J. C. Nickens, a lawyer for Richard B. Buy, who at the time was Enron's
chief risk officer, said that it was obvious that Enron was speculating.

"Of course they were speculating; they were traders," Mr. Nickens said
this week. "But they thought they were better traders and less risky.
They thought they had the system beat."

Another limit set by Enron's board - the "risk appetite," or the overall
amount of the company's capital that the company was willing to risk
losing in the course of a year - was set at $2 billion in early 2001,
records show.

"That figure is huge, shocking," said Mark Williams, a former energy
trading executive who now teaches at Boston University. "This gets back
to, was Enron really a hedge fund disguised as an energy company?"

Early in 2001, Herbert S. Winokur Jr., who was then the chairman of the
finance committee of Enron's board, began asking the company's risk
managers to re-evaluate the trading policies and tighten risk controls,
according to W. Neil Eggleston, a lawyer for Mr. Winokur.

After learning about the Dec. 12 loss, Moody's also grew concerned about
Enron's risk profile. Mr. Buy traveled to New York in late 2000 or early
2001 to soothe Moody's concerns, according to several former Enron
executives. Moody's said it decided not to take any action against the
company after Enron assured it that there were good controls in place
and that this was an opportunity to make even bigger profits.

In retrospect, officials at Moody's feel duped.

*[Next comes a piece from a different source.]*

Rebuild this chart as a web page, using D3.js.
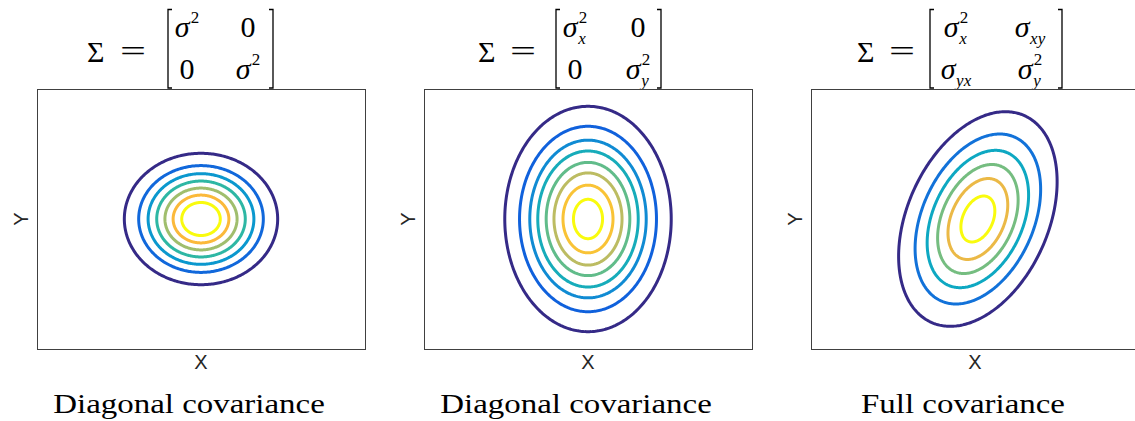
<!DOCTYPE html>
<html>
<head>
<meta charset="utf-8">
<script src="https://cdn.jsdelivr.net/npm/d3@7"></script>
<style>
  body { margin: 0; background: #fff; }
  svg { display: block; }
</style>
</head>
<body>
<svg id="chart" width="1135" height="421"></svg>
<script>
// ---- data -------------------------------------------------------------
// Caption under each panel
const captions = ["Diagonal covariance", "Diagonal covariance", "Full covariance"];

// Entries of the covariance matrix printed above each panel: b = base, sup/sub = scripts
const matrix1 = [[{b: "σ", sup: "2"}, {b: "0"}], [{b: "0"}, {b: "σ", sup: "2"}]];
const matrix2 = [[{b: "σ", sup: "2", sub: "x"}, {b: "0"}], [{b: "0"}, {b: "σ", sup: "2", sub: "y"}]];
const matrix3 = [[{b: "σ", sup: "2", sub: "x"}, {b: "σ", sub: "xy"}], [{b: "σ", sub: "yx"}, {b: "σ", sup: "2", sub: "y"}]];

// Gaussian parameters of each panel
const meanX = [0, 0, 0.07];
const meanY = [0, 0, 0];
const sigmaX = [1, 1, 1];
const sigmaY = [1, 1.58, 1.58];
const covXY = [0, 0, 0.55];

// Mahalanobis radius of every contour line, outermost (lowest level) first
const radii1 = [1.87, 1.52, 1.29, 1.08, 0.88, 0.68, 0.47];
const radii2 = [2.03, 1.67, 1.42, 1.225, 1.02, 0.83, 0.61, 0.355];
const radii3 = [1.933, 1.531, 1.237, 0.982, 0.729, 0.414];

// Axis extents (shared by the three panels)
const xDomain = [-4, 4];
const yDomain = [-3.7, 3.7];

// ---- layout -----------------------------------------------------------
const svg = d3.select("#chart");
const SERIF = "'Liberation Serif', 'DejaVu Serif', serif";
const SANS = "'Liberation Sans', Arial, sans-serif";
const box = {top: 89, width: 328, height: 260, step: 387, left0: 37};

// header layout relative to the panel's left edge
const headerLayout = [
  {sigma: 50, eq: 83, bl: 131, br: 236, c1: 150, c2: 211},
  {sigma: 54, eq: 86, bl: 132, br: 237, c1: 151, c2: 214},
  {sigma: 46, eq: 78, bl: 119, br: 251, c1: 145, c2: 219}
];

// parula colour ramp for the contour levels
const parula = d3.scaleLinear()
  .domain([0, 0.125, 0.25, 0.375, 0.5, 0.625, 0.75, 0.83, 0.9, 1])
  .range(["#352a87", "#0f5cdd", "#1481d6", "#06a4ca", "#2eb7a4", "#87bf77", "#d1bb59", "#fbb83b", "#f5d52d", "#f9fb0e"])
  .interpolate(d3.interpolateRgb);

const x = d3.scaleLinear().domain(xDomain).range([0, box.width]);
const y = d3.scaleLinear().domain(yDomain).range([box.height, 0]);

const matrices = [matrix1, matrix2, matrix3];
const radii = [radii1, radii2, radii3];
const angles = d3.range(0, 2 * Math.PI, Math.PI / 180);

function drawEntry(parent, cx, baseline, e) {
  const g = parent.append("g").attr("font-family", SERIF).attr("fill", "#000");
  const base = g.append("text").attr("y", baseline).attr("font-size", 30)
    .attr("font-style", e.b === "σ" ? "italic" : "normal").text(e.b);
  const wb = base.node().getComputedTextLength();
  let w = wb;
  if (e.sup) {
    const s = g.append("text").attr("x", wb + 1).attr("y", baseline - 14)
      .attr("font-size", 17).text(e.sup);
    w = Math.max(w, wb + 1 + s.node().getComputedTextLength());
  }
  if (e.sub) {
    const s = g.append("text").attr("x", wb + 0.5).attr("y", baseline + 7)
      .attr("font-size", 17).attr("font-style", "italic").text(e.sub);
    w = Math.max(w, wb + 0.5 + s.node().getComputedTextLength());
  }
  g.attr("transform", `translate(${cx - w / 2},0)`);
}

matrices.forEach((mat, p) => {
  const left = box.left0 + p * box.step;
  const L = headerLayout[p];

  // header: Σ = [ ... ]
  const h = svg.append("g").attr("transform", `translate(${left},0)`);
  h.append("text").attr("x", L.sigma).attr("y", 62).attr("font-family", SERIF)
    .attr("font-size", 30).text("Σ");
  h.append("text").attr("x", L.eq).attr("y", 61).attr("font-family", SERIF)
    .attr("font-size", 30).attr("textLength", 26).attr("lengthAdjust", "spacingAndGlyphs").text("=");
  h.append("path").attr("fill", "none").attr("stroke", "#000").attr("stroke-width", 1.3)
    .attr("d", `M${L.bl + 4},9.5H${L.bl}V88H${L.bl + 4}M${L.br - 4},9.5H${L.br}V88H${L.br - 4}`);
  const rowBase = [37, 79];
  mat.forEach((row, r) => row.forEach((e, c) => drawEntry(h, c === 0 ? L.c1 : L.c2, rowBase[r], e)));

  // axes box with contour ellipses
  const g = svg.append("g").attr("transform", `translate(${left},${box.top})`);
  g.append("rect").attr("x", 0.5).attr("y", 0.5).attr("width", box.width).attr("height", box.height)
    .attr("fill", "#fff").attr("stroke", "#404040").attr("stroke-width", 1);

  const a = sigmaX[p] * sigmaX[p], b = sigmaY[p] * sigmaY[p], cxy = covXY[p];
  const l11 = Math.sqrt(a), l21 = cxy / l11, l22 = Math.sqrt(b - l21 * l21);
  const line = d3.line().curve(d3.curveLinearClosed);
  const n = radii[p].length;
  g.selectAll("path.contour").data(radii[p]).join("path")
    .attr("class", "contour")
    .attr("fill", "none")
    .attr("stroke", (d, i) => parula(i / (n - 1)))
    .attr("stroke-width", 3)
    .attr("d", rr => line(angles.map(t => {
      const u = Math.cos(t), v = Math.sin(t);
      return [x(meanX[p] + rr * l11 * u), y(meanY[p] + rr * (l21 * u + l22 * v))];
    })));

  // axis labels
  g.append("text").attr("x", box.width / 2).attr("y", 280).attr("text-anchor", "middle")
    .attr("font-family", SANS).attr("font-size", 20).attr("fill", "#262626").text("X");
  g.append("text").attr("transform", `translate(-9,${box.height / 2}) rotate(-90)`)
    .attr("text-anchor", "middle").attr("font-family", SANS).attr("font-size", 20)
    .attr("fill", "#262626").text("Y");

  // caption
  const cap = svg.append("text").attr("x", left + box.width / 2 - 12).attr("y", 413)
    .attr("text-anchor", "middle").attr("font-family", SERIF).attr("font-size", 27)
    .attr("fill", "#000").text(captions[p]);
  const natural = cap.node().getComputedTextLength();
  cap.attr("textLength", natural * 1.22).attr("lengthAdjust", "spacingAndGlyphs");
});
</script>
</body>
</html>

"We did express concern about the level of trading activity that they
showed us," said John Diaz, a managing director of Moody's energy group.
"But what we have come to believe is that the information Enron provided
to us was misleading, incomplete and designed to deceive. If we had
known that they were really speculating in a big way, that probably
would have led to a lower rating."

Instead, the trading profits during the California energy crisis only
heightened Enron's hunger for more, according to a former executive in
the company's risk-management unit.

"Enron's appetite for risk was huge," he said. "We could set some
limits, but we couldn't stop the train."